DALL’ESITO DEL VOTO, le due superpotenze potrebbero cogliere insegnamenti sbagliati. Nel 2018, dopo il trionfo del Gmd, Xi Jinping mostrò i muscoli convinto che i taiwanesi avessero dato un segnale di sfiducia sulla linea intrastretto di Tsai. Fu un errore che spianò la strada alla vittoria del Dpp alle presidenziali del 2020. Più Pechino mostra i muscoli e più semplice per il Dpp virare il voto su questioni identitarie. Per il 2024 il partito di maggioranza pare destinato a candidare William Lai, vicepresidente dal passato (molto) radicale. Nome che potrebbe convincere Pechino che si è oltrepassato il punto di non ritorno dal punto di vista del dialogo politico con Taipei. Non a caso il Gmd sta provando a riaccreditarsi anche presso Washington come unica scelta possibile per riportare stabilità. «Scegliete la pace», ha scritto su Facebook l’ex presidente Ma.

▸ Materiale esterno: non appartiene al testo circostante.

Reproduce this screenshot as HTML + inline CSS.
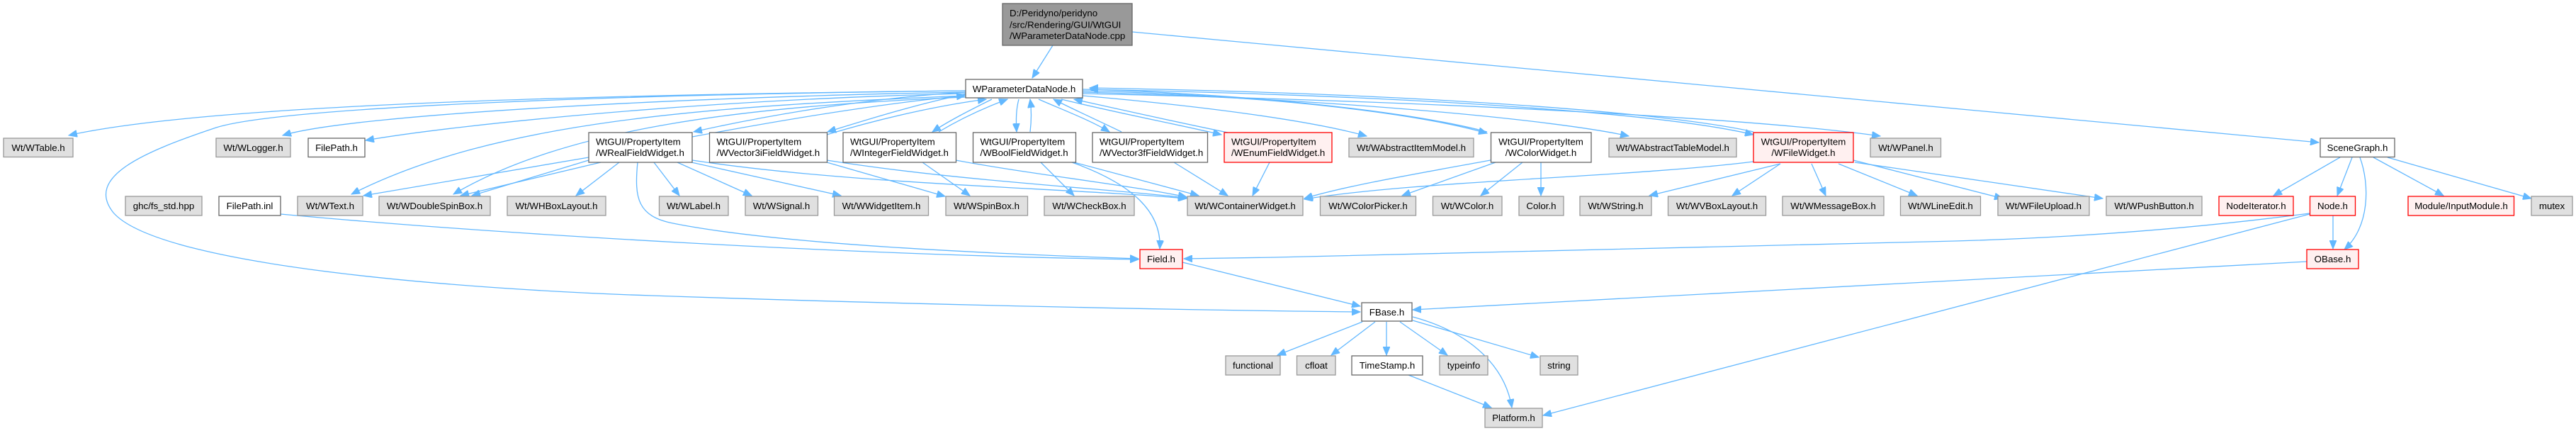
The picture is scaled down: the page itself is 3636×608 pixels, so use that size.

Non è raro sentirsi dire da elettori del Dpp che nel 2024 potrebbero considerare di votare per il Gmd, se trovasse un candidato presentabile da contrapporre a Lai. È però difficile pensare che anche con l’eventuale ritorno del Gmd le lancette possano tornare al 2015 e al vertice di Singapore. Nel frattempo, la Cina è cambiata. Forse più di Taiwan, se davvero il pronipote di Chiang dovesse diventare sindaco di Taipei.